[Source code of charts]
· · · ·

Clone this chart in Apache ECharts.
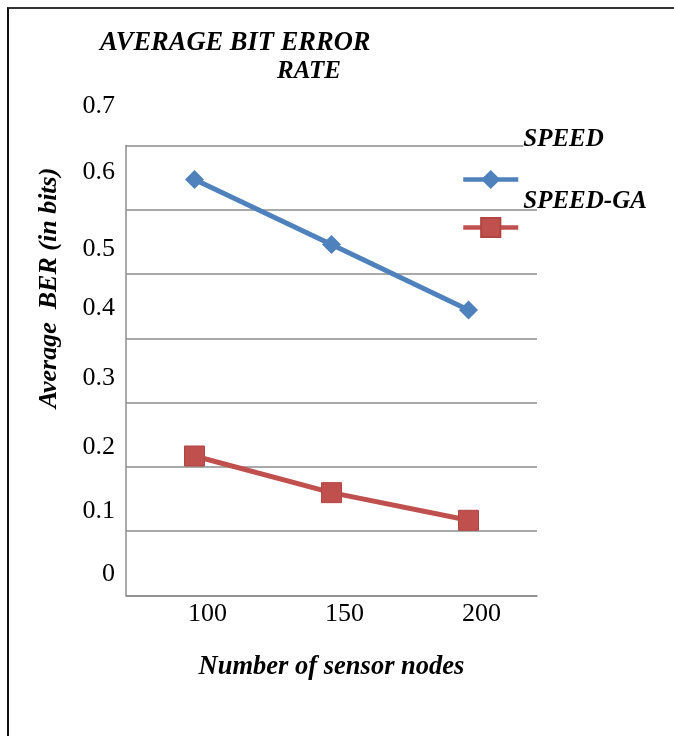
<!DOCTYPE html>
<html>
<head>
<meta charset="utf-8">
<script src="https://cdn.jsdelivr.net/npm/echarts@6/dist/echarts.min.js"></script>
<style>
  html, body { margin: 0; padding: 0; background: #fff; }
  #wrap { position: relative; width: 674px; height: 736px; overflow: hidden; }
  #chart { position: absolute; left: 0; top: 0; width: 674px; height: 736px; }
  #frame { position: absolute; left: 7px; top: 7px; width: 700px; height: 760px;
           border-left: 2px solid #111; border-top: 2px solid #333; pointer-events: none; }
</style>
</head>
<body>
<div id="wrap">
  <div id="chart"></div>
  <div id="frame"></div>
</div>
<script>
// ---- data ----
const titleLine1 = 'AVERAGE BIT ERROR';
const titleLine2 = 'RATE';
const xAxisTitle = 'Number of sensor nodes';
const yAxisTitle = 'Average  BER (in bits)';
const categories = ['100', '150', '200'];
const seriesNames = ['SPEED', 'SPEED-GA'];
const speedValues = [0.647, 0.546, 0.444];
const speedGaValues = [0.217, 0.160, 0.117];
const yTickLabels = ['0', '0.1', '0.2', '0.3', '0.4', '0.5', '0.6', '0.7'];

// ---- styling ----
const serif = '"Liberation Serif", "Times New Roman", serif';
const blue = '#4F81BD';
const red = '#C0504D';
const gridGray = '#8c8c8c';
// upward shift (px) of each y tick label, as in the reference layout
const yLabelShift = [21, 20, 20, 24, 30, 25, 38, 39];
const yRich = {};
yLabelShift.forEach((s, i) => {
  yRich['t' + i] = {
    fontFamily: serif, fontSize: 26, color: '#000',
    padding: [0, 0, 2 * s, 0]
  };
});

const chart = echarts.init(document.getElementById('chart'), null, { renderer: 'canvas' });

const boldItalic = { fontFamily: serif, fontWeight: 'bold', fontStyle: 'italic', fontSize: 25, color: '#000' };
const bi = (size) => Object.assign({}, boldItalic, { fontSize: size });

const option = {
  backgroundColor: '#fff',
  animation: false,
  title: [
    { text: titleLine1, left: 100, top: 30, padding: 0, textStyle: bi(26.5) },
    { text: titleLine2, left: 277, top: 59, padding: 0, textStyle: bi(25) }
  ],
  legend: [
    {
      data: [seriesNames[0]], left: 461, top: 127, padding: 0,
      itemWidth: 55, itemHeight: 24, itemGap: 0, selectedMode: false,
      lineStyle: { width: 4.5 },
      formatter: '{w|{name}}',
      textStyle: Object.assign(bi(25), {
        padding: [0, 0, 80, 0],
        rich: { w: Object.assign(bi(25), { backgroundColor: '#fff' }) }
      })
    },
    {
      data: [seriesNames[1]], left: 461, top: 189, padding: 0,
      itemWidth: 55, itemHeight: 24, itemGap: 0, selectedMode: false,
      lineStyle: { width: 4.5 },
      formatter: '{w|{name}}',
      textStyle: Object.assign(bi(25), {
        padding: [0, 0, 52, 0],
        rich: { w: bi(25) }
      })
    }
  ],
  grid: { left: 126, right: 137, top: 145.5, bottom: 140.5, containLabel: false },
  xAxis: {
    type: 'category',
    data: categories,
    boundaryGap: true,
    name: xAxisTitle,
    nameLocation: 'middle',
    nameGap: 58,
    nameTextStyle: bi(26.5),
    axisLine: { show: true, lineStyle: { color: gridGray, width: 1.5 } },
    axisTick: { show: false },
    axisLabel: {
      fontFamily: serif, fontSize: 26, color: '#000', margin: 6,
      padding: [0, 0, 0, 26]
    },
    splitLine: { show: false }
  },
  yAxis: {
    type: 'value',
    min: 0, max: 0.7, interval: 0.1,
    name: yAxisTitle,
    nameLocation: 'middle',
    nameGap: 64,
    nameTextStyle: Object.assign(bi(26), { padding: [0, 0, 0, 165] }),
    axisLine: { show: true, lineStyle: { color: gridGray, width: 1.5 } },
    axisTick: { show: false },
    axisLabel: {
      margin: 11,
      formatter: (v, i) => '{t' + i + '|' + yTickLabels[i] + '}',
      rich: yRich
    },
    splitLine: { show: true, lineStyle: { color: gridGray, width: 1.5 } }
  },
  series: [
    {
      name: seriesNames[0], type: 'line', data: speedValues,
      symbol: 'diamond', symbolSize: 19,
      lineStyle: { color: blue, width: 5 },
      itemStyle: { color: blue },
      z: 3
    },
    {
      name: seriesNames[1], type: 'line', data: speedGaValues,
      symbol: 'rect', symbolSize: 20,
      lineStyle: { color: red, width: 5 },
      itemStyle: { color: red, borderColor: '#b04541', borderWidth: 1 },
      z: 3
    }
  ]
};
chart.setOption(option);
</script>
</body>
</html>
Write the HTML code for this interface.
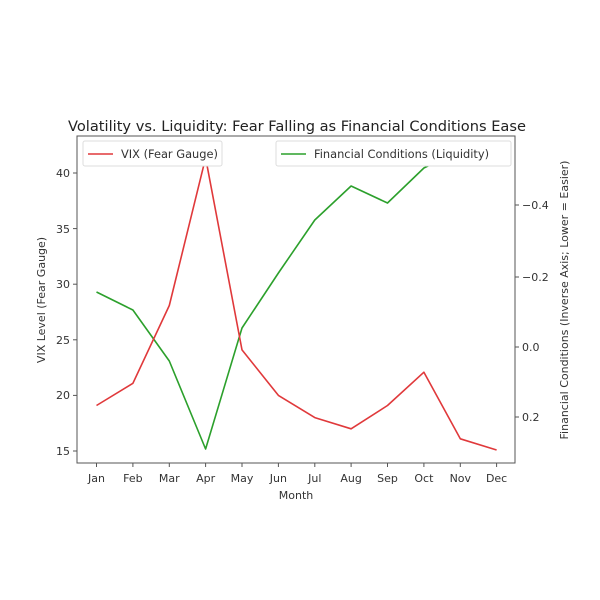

· · · ·

(The request)
Transcribe every entry word for word, but skip the pictures.

(Full output)
Clone this chart in Apache ECharts.
<!DOCTYPE html>
<html>
<head>
<meta charset="utf-8">
<script src="https://cdn.jsdelivr.net/npm/echarts@6/dist/echarts.min.js"></script>
<style>
  html, body { margin: 0; padding: 0; background: #fff; }
  #wrap { position: relative; width: 674px; height: 736px; overflow: hidden; }
  #chart { position: absolute; left: 0; top: 0; width: 674px; height: 736px; }
  #frame { position: absolute; left: 7px; top: 7px; width: 700px; height: 760px;
           border-left: 2px solid #111; border-top: 2px solid #333; pointer-events: none; }
</style>
</head>
<body>
<div id="wrap">
  <div id="chart"></div>
  <div id="frame"></div>
</div>
<script>
// ---- data ----
const titleLine1 = 'AVERAGE BIT ERROR';
const titleLine2 = 'RATE';
const xAxisTitle = 'Number of sensor nodes';
const yAxisTitle = 'Average  BER (in bits)';
const categories = ['100', '150', '200'];
const seriesNames = ['SPEED', 'SPEED-GA'];
const speedValues = [0.647, 0.546, 0.444];
const speedGaValues = [0.217, 0.160, 0.117];
const yTickLabels = ['0', '0.1', '0.2', '0.3', '0.4', '0.5', '0.6', '0.7'];

// ---- styling ----
const serif = '"Liberation Serif", "Times New Roman", serif';
const blue = '#4F81BD';
const red = '#C0504D';
const gridGray = '#8c8c8c';
// upward shift (px) of each y tick label, as in the reference layout
const yLabelShift = [21, 20, 20, 24, 30, 25, 38, 39];
const yRich = {};
yLabelShift.forEach((s, i) => {
  yRich['t' + i] = {
    fontFamily: serif, fontSize: 26, color: '#000',
    padding: [0, 0, 2 * s, 0]
  };
});

const chart = echarts.init(document.getElementById('chart'), null, { renderer: 'canvas' });

const boldItalic = { fontFamily: serif, fontWeight: 'bold', fontStyle: 'italic', fontSize: 25, color: '#000' };
const bi = (size) => Object.assign({}, boldItalic, { fontSize: size });

const option = {
  backgroundColor: '#fff',
  animation: false,
  title: [
    { text: titleLine1, left: 100, top: 30, padding: 0, textStyle: bi(26.5) },
    { text: titleLine2, left: 277, top: 59, padding: 0, textStyle: bi(25) }
  ],
  legend: [
    {
      data: [seriesNames[0]], left: 461, top: 127, padding: 0,
      itemWidth: 55, itemHeight: 24, itemGap: 0, selectedMode: false,
      lineStyle: { width: 4.5 },
      formatter: '{w|{name}}',
      textStyle: Object.assign(bi(25), {
        padding: [0, 0, 80, 0],
        rich: { w: Object.assign(bi(25), { backgroundColor: '#fff' }) }
      })
    },
    {
      data: [seriesNames[1]], left: 461, top: 189, padding: 0,
      itemWidth: 55, itemHeight: 24, itemGap: 0, selectedMode: false,
      lineStyle: { width: 4.5 },
      formatter: '{w|{name}}',
      textStyle: Object.assign(bi(25), {
        padding: [0, 0, 52, 0],
        rich: { w: bi(25) }
      })
    }
  ],
  grid: { left: 126, right: 137, top: 145.5, bottom: 140.5, containLabel: false },
  xAxis: {
    type: 'category',
    data: categories,
    boundaryGap: true,
    name: xAxisTitle,
    nameLocation: 'middle',
    nameGap: 58,
    nameTextStyle: bi(26.5),
    axisLine: { show: true, lineStyle: { color: gridGray, width: 1.5 } },
    axisTick: { show: false },
    axisLabel: {
      fontFamily: serif, fontSize: 26, color: '#000', margin: 6,
      padding: [0, 0, 0, 26]
    },
    splitLine: { show: false }
  },
  yAxis: {
    type: 'value',
    min: 0, max: 0.7, interval: 0.1,
    name: yAxisTitle,
    nameLocation: 'middle',
    nameGap: 64,
    nameTextStyle: Object.assign(bi(26), { padding: [0, 0, 0, 165] }),
    axisLine: { show: true, lineStyle: { color: gridGray, width: 1.5 } },
    axisTick: { show: false },
    axisLabel: {
      margin: 11,
      formatter: (v, i) => '{t' + i + '|' + yTickLabels[i] + '}',
      rich: yRich
    },
    splitLine: { show: true, lineStyle: { color: gridGray, width: 1.5 } }
  },
  series: [
    {
      name: seriesNames[0], type: 'line', data: speedValues,
      symbol: 'diamond', symbolSize: 19,
      lineStyle: { color: blue, width: 5 },
      itemStyle: { color: blue },
      z: 3
    },
    {
      name: seriesNames[1], type: 'line', data: speedGaValues,
      symbol: 'rect', symbolSize: 20,
      lineStyle: { color: red, width: 5 },
      itemStyle: { color: red, borderColor: '#b04541', borderWidth: 1 },
      z: 3
    }
  ]
};
chart.setOption(option);
</script>
</body>
</html>
Write the HTML code for this interface.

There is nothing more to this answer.